Через пролом в стене меня занесли в какое-то здание, полуподвальное помещение, сюда множество проводов тянулось, телефоны звонили, команды расходились, офицеров немало, солдат. Стало ясно, что это командный пункт. Думаю, батальонный, для полкового размах не тот. Старший офицер, в знаках различия, признаюсь, я не разбираюсь, с кружкой какого-то напитка, делая мелкие глотки, выслушивал доклад унтера. Документы мои принял другой офицер, вроде лейтенант. Изучая их, он кликнул кого-то, пока старший офицер с интересом меня рассматривал. У стены дремал парень лет двадцати пяти, в сером запылённом гражданском костюме, белая повязка на рукаве правой руки, рядом винтовка. Причём, лежал тот на шинели советской и винтовка наша. Тот тут же подскочил, выслушал лейтенанта и подошёл ко мне. А пока подходил, шаги его замедлялись, и он пристально изучал меня.
– Павло, это ты? – спросил тот.
Я непонимающе на него взглянул, а тот зачистил на каком-то суржике, вроде украинский, на что я ответил ему:
– Не понимаю.
– Да, Павло, я же тебя знаю, ты же из нашего отряда. Мы москаля этого прирезали, ты его форму надел и сюда в крепость. Я думал, ты погиб.
– Не помню, стена на меня рухнула, по голове попало. Ничего не помню.
Тот быстро на немецком стал объяснять офицерам кто я такой, на что те удивились. Да что офицеры, я сам в шоке был. Думал, Мансур в настоящего командира отправил, а это подсыл, украинский националист был. Да откуда мне знать было? Интересно, как тот в этой ситуации справился, когда его опознали? А его опознавали? Хм, узнаю, как встретимся лично. Пока же этот помощник немцев присел рядом, поясняя:
– У тебя две родинки на пояснице, видел, когда в речке купались. Надо господам офицерам показать, что я правду говорю. Хотя те и так верят.
Меня перевернули на бок, два солдата помогали, и задрав френч и исподнюю рубаху, стали изучать спину и поясницу.
– Ну я же говорил, родинки есть. Павло ты. Сейчас тебя к врачам, у немцев хорошие врачи.

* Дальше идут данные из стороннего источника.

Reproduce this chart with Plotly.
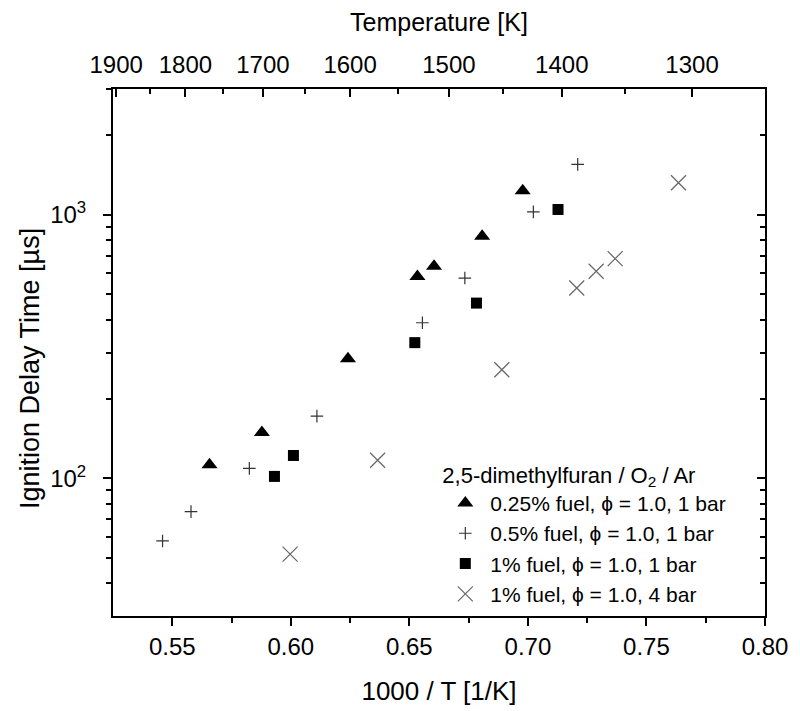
import math
import plotly.graph_objects as go

# 0.25% fuel, phi=1.0, 1 bar (triangles)
tri_x = [0.5657, 0.5878, 0.6241, 0.6534, 0.6604, 0.6807, 0.6978]
tri_y = [112.5, 149, 284, 583, 637, 828, 1232]
# 0.5% fuel, phi=1.0, 1 bar (plus)
plus_x = [0.5459, 0.5579, 0.5825, 0.6110, 0.6555, 0.6734, 0.7023, 0.7210]
plus_y = [57.8, 74.7, 109, 172, 389, 575, 1025, 1553]
# 1% fuel, phi=1.0, 1 bar (squares)
sq_x = [0.5931, 0.6011, 0.6523, 0.6783, 0.7127]
sq_y = [101.6, 122, 327, 462, 1047]
# 1% fuel, phi=1.0, 4 bar (x)
x4_x = [0.5997, 0.6366, 0.6890, 0.7206, 0.7288, 0.7368, 0.7635]
x4_y = [51.5, 117, 258, 527, 610, 681, 1322]

x_range = [0.525, 0.80]
y_range = [30, 3000]
x_ticks = [0.55, 0.60, 0.65, 0.70, 0.75, 0.80]
x_minor = [0.575, 0.625, 0.675, 0.725, 0.775]
temp_ticks = [1900, 1800, 1700, 1600, 1500, 1400, 1300]
temp_minor = [1850, 1750, 1650, 1550, 1450, 1350]
y_major = [100, 1000]
y_major_text = ["10<sup>2</sup>", "10<sup>3</sup>"]
y_minor = [40, 50, 60, 70, 80, 90, 200, 300, 400, 500, 600, 700, 800, 900, 2000, 3000]

FONT = "Arial, Liberation Sans, sans-serif"

fig = go.Figure()
fig.add_trace(go.Scatter(x=tri_x, y=tri_y, mode="markers", name="0.25% fuel, \u03d5 = 1.0, 1 bar",
                         marker=dict(symbol="triangle-up", size=14, color="black")))
fig.add_trace(go.Scatter(x=plus_x, y=plus_y, mode="markers", name="0.5% fuel, \u03d5 = 1.0, 1 bar",
                         marker=dict(symbol="cross-thin", size=9, color="#333333",
                                     line=dict(color="#333333", width=1.2))))
fig.add_trace(go.Scatter(x=sq_x, y=sq_y, mode="markers", name="1% fuel, \u03d5 = 1.0, 1 bar",
                         marker=dict(symbol="square", size=11, color="black")))
fig.add_trace(go.Scatter(x=x4_x, y=x4_y, mode="markers", name="1% fuel, \u03d5 = 1.0, 4 bar",
                         marker=dict(symbol="x-thin", size=15, color="#666666",
                                     line=dict(color="#666666", width=1.2))))
# invisible trace to anchor the top/right axes
fig.add_trace(go.Scatter(x=[x_range[0]], y=[y_range[0]], xaxis="x2", yaxis="y2", mode="markers",
                         marker=dict(opacity=0), showlegend=False, hoverinfo="skip"))

axis_common = dict(showline=True, linecolor="black", linewidth=2, showgrid=False, zeroline=False,
                   tickcolor="black", tickwidth=2, mirror=False, automargin=False)
ylog = [math.log10(y_range[0]), math.log10(y_range[1])]

# the page body has an 8px default margin, so the figure is sized/margined to compensate
fig.update_layout(
    width=792, height=703,
    margin=dict(l=105, r=35, t=81, b=95),
    paper_bgcolor="white", plot_bgcolor="white",
    font=dict(family=FONT, color="black"),
    showlegend=True,
    legend=dict(
        x=0.502, y=0.307, xanchor="left", yanchor="top",
        bgcolor="rgba(0,0,0,0)", borderwidth=0,
        font=dict(size=21, family=FONT),
        title=dict(text="2,5-dimethylfuran / O<sub>2</sub> / Ar", font=dict(size=22, family=FONT)),
        itemsizing="trace", tracegroupgap=0, itemwidth=40,
    ),
    xaxis=dict(range=x_range, tickvals=x_ticks, ticktext=["%.2f" % v for v in x_ticks],
               ticks="outside", ticklen=8,
               minor=dict(tickvals=x_minor, ticks="outside", ticklen=5, tickcolor="black", tickwidth=2),
               tickfont=dict(size=24), title=dict(text="1000 / T [1/K]", font=dict(size=26), standoff=23),
               **axis_common),
    yaxis=dict(type="log", range=ylog,
               tickvals=y_major, ticktext=y_major_text, ticks="outside", ticklen=8, ticklabelstandoff=12,
               minor=dict(tickvals=y_minor, ticks="outside", ticklen=5, tickcolor="black", tickwidth=2),
               tickfont=dict(size=24),
               **axis_common),
    xaxis2=dict(overlaying="x", side="top", anchor="y", range=x_range,
                tickvals=[1000.0 / t for t in temp_ticks], ticktext=[str(t) for t in temp_ticks],
                ticks="inside", ticklen=8, ticklabelstandoff=4,
                minor=dict(tickvals=[1000.0 / t for t in temp_minor], ticks="inside", ticklen=5,
                           tickcolor="black", tickwidth=2),
                tickfont=dict(size=24), title=dict(text="Temperature [K]", font=dict(size=25), standoff=14),
                **axis_common),
    yaxis2=dict(overlaying="y", side="right", anchor="x", type="log", range=ylog,
                tickvals=y_major, ticks="inside", ticklen=8, showticklabels=False,
                minor=dict(tickvals=y_minor, ticks="inside", ticklen=5, tickcolor="black", tickwidth=2),
                **axis_common),
    annotations=[dict(text="Ignition Delay Time [\u00b5s]", xref="paper", yref="paper",
                      x=-0.127, y=0.469, xanchor="center", yanchor="middle", textangle=-90,
                      showarrow=False, font=dict(size=27, family=FONT))],
)

fig.write_html("out.html")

Дальше шли переговоры на немецком, я его не знал, после этого меня переложили на носилки, и четверо солдат, уже другие, прошлые с унтером отбыли, понесли наружу. Через переходы под зданием вынесли наружу через пролом, а мы уже с внешней стороны крепости, тут по краю рядом со рвом у крепостных стен к мосту. А уже темнело, пожары подсветили мост, так бы не увидел. Жаль, того дружка Павло не было, остался при штабе, но четверо солдат уверенно несли меня.
Именно тут, на мосту, я и осознал свой шанс. Да как-то спонтанно решил действовать. В принципе, и в госпитале, изображая амнезию, я не прочь бы полежать. А тут как-то по наитию решился. Это не внешнее воздействие, а вполне в духе моего характера. В общем, я резко сел и коснулся рук двух солдат, что шли впереди, а потом, когда носилки упали передними ручками на деревянный настил моста, и двух других, при этом съезжая вниз по наклонившимся носилкам. Всё, четыре солдата в хранилище. Я грохнулся на настил моста, застонав от боли, но перекатился, а тут не было перил, да и мосток пешеходный, метр шириной, явно свежая самоделка, светлым деревом внимание привлекал, и рухнул в воду. Почти сразу вынырнул, подплыв к берегу, тело плохо слушалось, зато напился. Немцы и дружок Павло напоить меня не догадались, а я сам с той информацией, что получил, забыл попросить. Вода так себе, но придала сил.
На берегу достал тело одного из солдат и запел катран призыва на демонском языке. Солдат мёртв, но душа ещё при нём, её хватило для призыва. Рядом появился демон, увидев его, я чуть не заорал в ужасе. А рядом тело солдата усыхало, превращаясь в мумию. Даже жаль, что трофеи с него не снял, но я торопился.